During that debate, Enda Kenny suggested the use of Shannon “is a stand-alone decision with possibly dire consequences . . . to suggest that Ireland’s self-interest lies in acquiescing to anything that any other nation wants of us, lest that nation subsequently reduces its economic commitments to this country, is the expression of a debased notion of nationhood . . . We are not the 52nd state of the United States. We are a free nation”.

Necessary pragmatism

Diplomats will reject any contention that these issues are black or white; that their world is inevitably one of necessary pragmatism and cultivation of well-connected contacts, which Donlon, a former US ambassador, excelled at in pursuit of the peace process. Flexibility is needed, the argument goes, because of the nature of the criss-crossing relationships at stake – Irish-American, global, Anglo-Irish.

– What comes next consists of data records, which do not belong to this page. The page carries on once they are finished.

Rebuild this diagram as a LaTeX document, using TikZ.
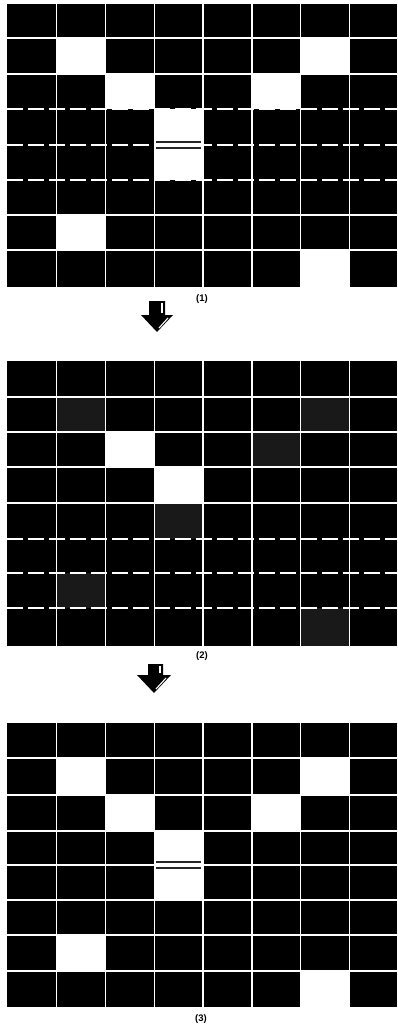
\documentclass[tikz,border=0pt]{standalone}
\usepackage{fontspec}
\setmainfont{Liberation Sans}
\tikzset{
  gl/.style={white,line width=1.6pt},
  gld/.style={white,line width=1.6pt,dash pattern=on 16pt off 5pt},
  cellw/.style={fill=white},
  celln/.style={fill=black!90},
  midl/.style={black!85,line width=1.5pt},
  lab/.style={font=\fontsize{9.5}{11}\selectfont\bfseries,inner sep=0pt},
  barrow/.style={fill=black},
  hl/.style={white,line width=1.1pt}
}
\begin{document}
\begin{tikzpicture}[x=1pt,y=-1pt]
\fill[white] (0,0) rectangle (398,1031);
\useasboundingbox (0,0) rectangle (398,1031);
% ---------- grid 1 ----------
\fill[black] (7,4) rectangle (397,287);
\fill[cellw] (56.5,38) rectangle (105.5,74);
\fill[cellw] (300.5,38) rectangle (349.5,74);
\fill[cellw] (105.5,74) rectangle (154.5,109);
\fill[cellw] (252,74) rectangle (300.5,109);
\fill[cellw] (154.5,109) rectangle (203,180);
\fill[cellw] (56.5,215) rectangle (105.5,250);
\fill[cellw] (300.5,250) rectangle (349.5,287);
\foreach \x in {56.5,105.5,154.5,203,252,300.5,349.5} \draw[gl] (\x,4) -- (\x,287);
\foreach \y in {38,74,215,250} \draw[gl] (7,\y) -- (397,\y);
\foreach \y in {109,145,180} \draw[gld] (7,\y) -- (397,\y);
\draw[midl] (156,142) -- (201,142);
\draw[midl] (156,148) -- (201,148);
\node[lab] (l1) at (202,299) {(1)};
% arrow 1
\fill[barrow] (149,301) -- (165,301) -- (165,315) -- (173,315) -- (157,332) -- (141,315) -- (149,315) -- cycle;
\draw[hl] (162,303) -- (162,313);
\draw[hl] (168,318) -- (159,328);
% ---------- grid 2 ----------
\fill[black] (7,361) rectangle (397,646);
\fill[cellw] (105.5,432) rectangle (154.5,467);
\fill[cellw] (154.5,467) rectangle (203,503);
\fill[celln] (56.5,397) rectangle (105.5,432);
\fill[celln] (300.5,397) rectangle (349.5,432);
\fill[celln] (252,432) rectangle (300.5,467);
\fill[celln] (154.5,503) rectangle (203,539);
\fill[celln] (56.5,573) rectangle (105.5,608);
\fill[celln] (300.5,608) rectangle (349.5,646);
\foreach \x in {56.5,105.5,154.5,203,252,300.5,349.5} \draw[gl] (\x,361) -- (\x,646);
\foreach \y in {397,432,467,503} \draw[gl] (7,\y) -- (397,\y);
\foreach \y in {539,573,608} \draw[gld] (7,\y) -- (397,\y);
\node[lab] (l2) at (202,656) {(2)};
% arrow 2
\fill[barrow] (148,664) -- (163,664) -- (163,675) -- (171,675) -- (154,693) -- (137,675) -- (148,675) -- cycle;
\draw[hl] (160,666) -- (160,673);
\draw[hl] (166,678) -- (156,689);
% ---------- grid 3 ----------
\fill[black] (7,723) rectangle (397,1007);
\fill[cellw] (56.5,758) rectangle (105.5,795);
\fill[cellw] (300.5,758) rectangle (349.5,795);
\fill[cellw] (105.5,795) rectangle (154.5,831);
\fill[cellw] (252,795) rectangle (300.5,831);
\fill[cellw] (154.5,831) rectangle (203,900);
\fill[cellw] (56.5,935) rectangle (105.5,971);
\fill[cellw] (300.5,971) rectangle (349.5,1007);
\foreach \x in {56.5,105.5,154.5,203,252,300.5,349.5} \draw[gl] (\x,723) -- (\x,1007);
\foreach \y in {758,795,831,865,900,935,971} \draw[gl] (7,\y) -- (397,\y);
\draw[midl] (156,862) -- (201,862);
\draw[midl] (156,868) -- (201,868);
\node[lab] (l3) at (201,1019) {(3)};
\end{tikzpicture}
\end{document}
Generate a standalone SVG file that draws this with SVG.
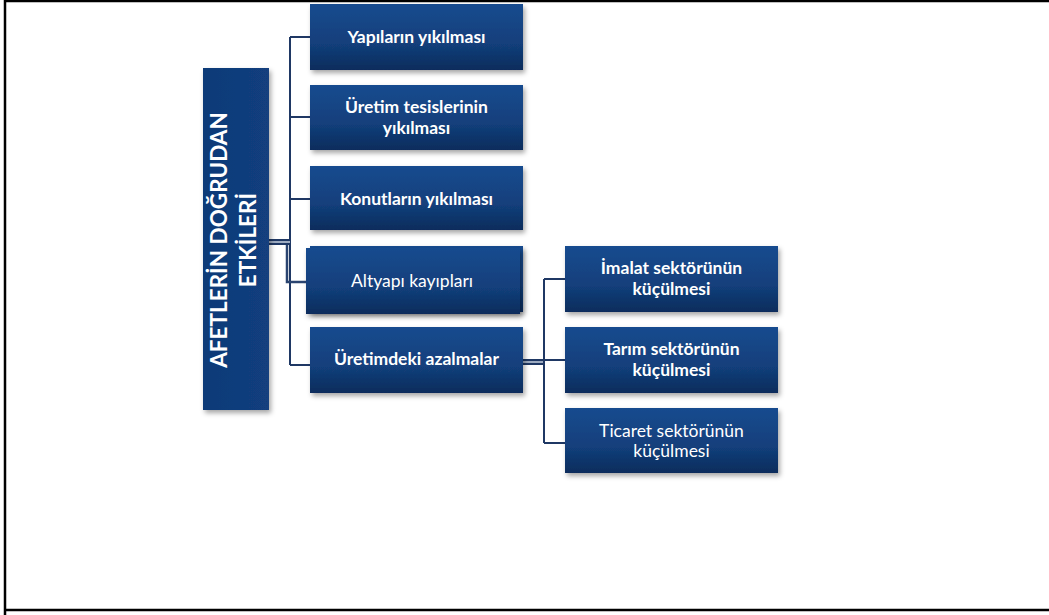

Even the idea of an Ireland that can use access to the White House to speak not just for the country but also for Europe as has been suggested by Minister for Foreign Affairs Charlie Flanagan. With that, however, we can also expect a continuation of the recent tradition of Irish politicians being mostly supine in face of American priorities.

The shamrock gesture dates from 1952, when Irish ambassador to the US John Hearne quietly dropped a box of shamrocks into the White House for Harry Truman. This was all about trying to improve Irish-US relations, which had been so damaged by Irish neutrality during the second World War, a reminder that Irish foreign policy in the distant past was sometimes robust enough to prioritise sovereignty over kowtowing to the US.

Not in recent years. It is now, it seems, left to President Michael D Higgins to articulate the values that Irish politicians should communicate in reaction to the frightening excesses of Trumpism.

In 2003, the same Higgins contributed to the debate on the Iraq War and concluded simply that “we are lessened at home and abroad by allowing ourselves to be complicit in an outrageous action”. That assertion will resonate for many Irish people when Enda Kenny drowns the shamrock with Donald Trump.